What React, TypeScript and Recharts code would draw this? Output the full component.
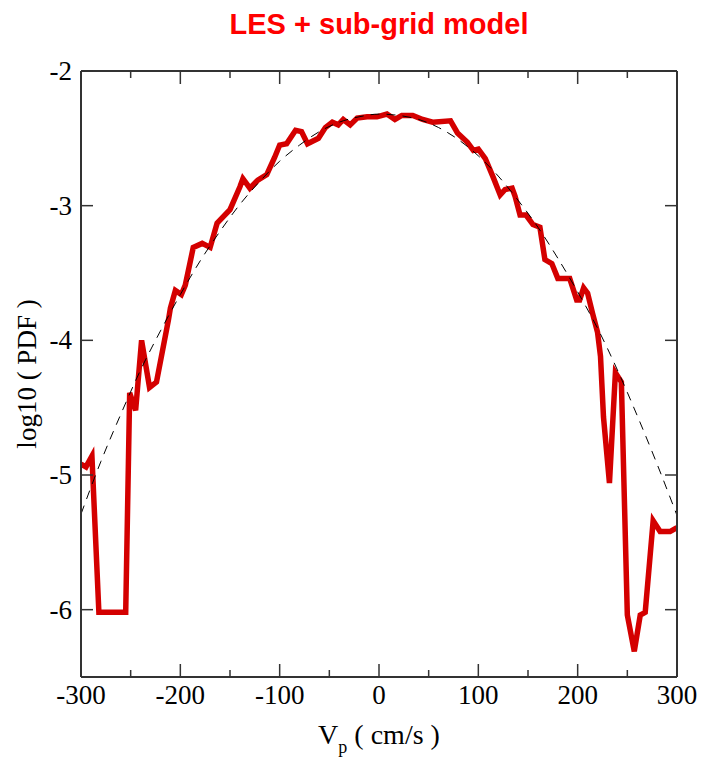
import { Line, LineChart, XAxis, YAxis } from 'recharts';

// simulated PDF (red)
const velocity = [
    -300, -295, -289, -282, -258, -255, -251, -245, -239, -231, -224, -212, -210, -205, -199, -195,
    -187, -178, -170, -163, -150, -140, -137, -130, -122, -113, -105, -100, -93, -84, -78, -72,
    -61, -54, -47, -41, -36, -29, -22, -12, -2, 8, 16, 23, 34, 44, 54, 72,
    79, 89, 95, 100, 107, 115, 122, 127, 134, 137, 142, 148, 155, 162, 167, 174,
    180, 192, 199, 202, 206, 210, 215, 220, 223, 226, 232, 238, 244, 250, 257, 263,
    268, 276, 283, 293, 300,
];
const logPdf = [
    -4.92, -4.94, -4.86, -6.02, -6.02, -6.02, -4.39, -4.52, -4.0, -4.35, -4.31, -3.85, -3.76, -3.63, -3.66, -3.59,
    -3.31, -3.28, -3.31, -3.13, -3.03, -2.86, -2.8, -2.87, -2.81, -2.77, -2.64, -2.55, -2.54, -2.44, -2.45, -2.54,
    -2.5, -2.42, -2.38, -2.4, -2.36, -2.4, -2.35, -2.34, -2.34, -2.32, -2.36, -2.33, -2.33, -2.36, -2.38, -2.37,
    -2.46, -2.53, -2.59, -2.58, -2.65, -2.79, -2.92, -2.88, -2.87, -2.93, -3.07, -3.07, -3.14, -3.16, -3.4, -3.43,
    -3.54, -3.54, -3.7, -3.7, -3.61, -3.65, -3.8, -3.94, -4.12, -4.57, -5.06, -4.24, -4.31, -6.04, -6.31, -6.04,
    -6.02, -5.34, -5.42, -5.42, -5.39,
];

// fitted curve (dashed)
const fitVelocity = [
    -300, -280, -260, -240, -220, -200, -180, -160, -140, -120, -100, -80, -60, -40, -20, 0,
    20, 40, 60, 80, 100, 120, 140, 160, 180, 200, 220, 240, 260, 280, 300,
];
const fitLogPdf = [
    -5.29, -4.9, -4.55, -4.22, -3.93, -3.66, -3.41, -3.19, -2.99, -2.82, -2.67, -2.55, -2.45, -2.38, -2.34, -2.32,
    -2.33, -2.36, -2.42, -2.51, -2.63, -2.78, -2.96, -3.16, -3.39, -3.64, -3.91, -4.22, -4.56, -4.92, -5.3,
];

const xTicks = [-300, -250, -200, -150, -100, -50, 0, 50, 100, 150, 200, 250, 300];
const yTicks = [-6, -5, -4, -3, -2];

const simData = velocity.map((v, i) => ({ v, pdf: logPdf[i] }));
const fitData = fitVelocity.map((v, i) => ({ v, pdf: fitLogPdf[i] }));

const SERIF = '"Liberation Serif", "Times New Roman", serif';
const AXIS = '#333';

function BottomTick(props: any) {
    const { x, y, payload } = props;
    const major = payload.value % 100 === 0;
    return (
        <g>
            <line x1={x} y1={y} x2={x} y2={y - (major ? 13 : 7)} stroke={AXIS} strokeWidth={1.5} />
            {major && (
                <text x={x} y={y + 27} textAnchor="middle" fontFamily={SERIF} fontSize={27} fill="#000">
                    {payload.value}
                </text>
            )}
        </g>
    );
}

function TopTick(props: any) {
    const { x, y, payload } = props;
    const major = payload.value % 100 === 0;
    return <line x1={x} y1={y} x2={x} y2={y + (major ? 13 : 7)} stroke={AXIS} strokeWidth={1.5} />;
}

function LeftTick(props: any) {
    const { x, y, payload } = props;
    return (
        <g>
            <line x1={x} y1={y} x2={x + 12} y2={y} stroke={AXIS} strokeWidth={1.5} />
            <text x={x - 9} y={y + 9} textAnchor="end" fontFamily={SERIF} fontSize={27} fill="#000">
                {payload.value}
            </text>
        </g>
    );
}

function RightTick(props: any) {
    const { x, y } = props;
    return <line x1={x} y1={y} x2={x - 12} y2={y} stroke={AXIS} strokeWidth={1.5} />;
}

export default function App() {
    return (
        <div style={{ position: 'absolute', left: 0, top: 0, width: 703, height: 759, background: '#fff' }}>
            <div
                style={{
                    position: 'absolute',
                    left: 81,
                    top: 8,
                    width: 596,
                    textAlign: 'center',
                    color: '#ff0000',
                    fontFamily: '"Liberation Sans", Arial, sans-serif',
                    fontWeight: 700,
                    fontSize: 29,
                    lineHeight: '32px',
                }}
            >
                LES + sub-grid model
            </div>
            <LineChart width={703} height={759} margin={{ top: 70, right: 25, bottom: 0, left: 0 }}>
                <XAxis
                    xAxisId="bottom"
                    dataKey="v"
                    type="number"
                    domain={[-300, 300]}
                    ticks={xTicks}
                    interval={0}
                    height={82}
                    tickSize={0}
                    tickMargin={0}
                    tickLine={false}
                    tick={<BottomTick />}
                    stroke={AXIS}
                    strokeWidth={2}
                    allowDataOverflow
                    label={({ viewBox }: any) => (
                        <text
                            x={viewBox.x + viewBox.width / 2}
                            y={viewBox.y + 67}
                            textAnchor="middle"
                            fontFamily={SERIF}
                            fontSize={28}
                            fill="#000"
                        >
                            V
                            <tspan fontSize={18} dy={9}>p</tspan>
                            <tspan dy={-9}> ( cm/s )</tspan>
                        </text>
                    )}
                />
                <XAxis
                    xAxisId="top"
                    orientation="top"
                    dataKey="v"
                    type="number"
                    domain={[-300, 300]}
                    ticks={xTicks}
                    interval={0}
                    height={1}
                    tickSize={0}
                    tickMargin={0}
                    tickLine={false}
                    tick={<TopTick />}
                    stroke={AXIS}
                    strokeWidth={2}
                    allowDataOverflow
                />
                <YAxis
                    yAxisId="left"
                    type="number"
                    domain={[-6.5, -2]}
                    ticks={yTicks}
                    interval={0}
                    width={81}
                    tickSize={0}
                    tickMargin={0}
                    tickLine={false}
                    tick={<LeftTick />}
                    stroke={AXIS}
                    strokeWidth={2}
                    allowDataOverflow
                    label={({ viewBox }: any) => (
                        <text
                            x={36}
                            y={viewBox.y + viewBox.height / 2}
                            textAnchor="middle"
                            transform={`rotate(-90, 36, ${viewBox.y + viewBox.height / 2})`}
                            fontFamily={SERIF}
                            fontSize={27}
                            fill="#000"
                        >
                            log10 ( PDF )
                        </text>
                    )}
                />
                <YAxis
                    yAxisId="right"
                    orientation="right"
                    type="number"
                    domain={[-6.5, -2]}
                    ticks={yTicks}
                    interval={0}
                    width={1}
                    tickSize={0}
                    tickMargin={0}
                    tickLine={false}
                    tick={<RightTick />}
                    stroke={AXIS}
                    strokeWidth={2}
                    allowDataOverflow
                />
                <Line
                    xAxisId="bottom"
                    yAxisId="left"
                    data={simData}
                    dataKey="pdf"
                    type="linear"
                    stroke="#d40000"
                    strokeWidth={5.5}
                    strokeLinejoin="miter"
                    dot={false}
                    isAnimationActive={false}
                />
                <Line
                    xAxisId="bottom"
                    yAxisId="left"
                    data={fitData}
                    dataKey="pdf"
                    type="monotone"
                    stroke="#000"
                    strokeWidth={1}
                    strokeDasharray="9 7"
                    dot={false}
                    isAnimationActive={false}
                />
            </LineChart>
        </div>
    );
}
....
▸ **Exercise requirements**: Print the data above verbatim from the first line through the line holding "LineChart, XAxis, YAxis", leaving every picture out.

▸ **Response to this task**:
What React, TypeScript and Recharts code would draw this? Output the full component.
import { Line, LineChart, XAxis, YAxis } from 'recharts';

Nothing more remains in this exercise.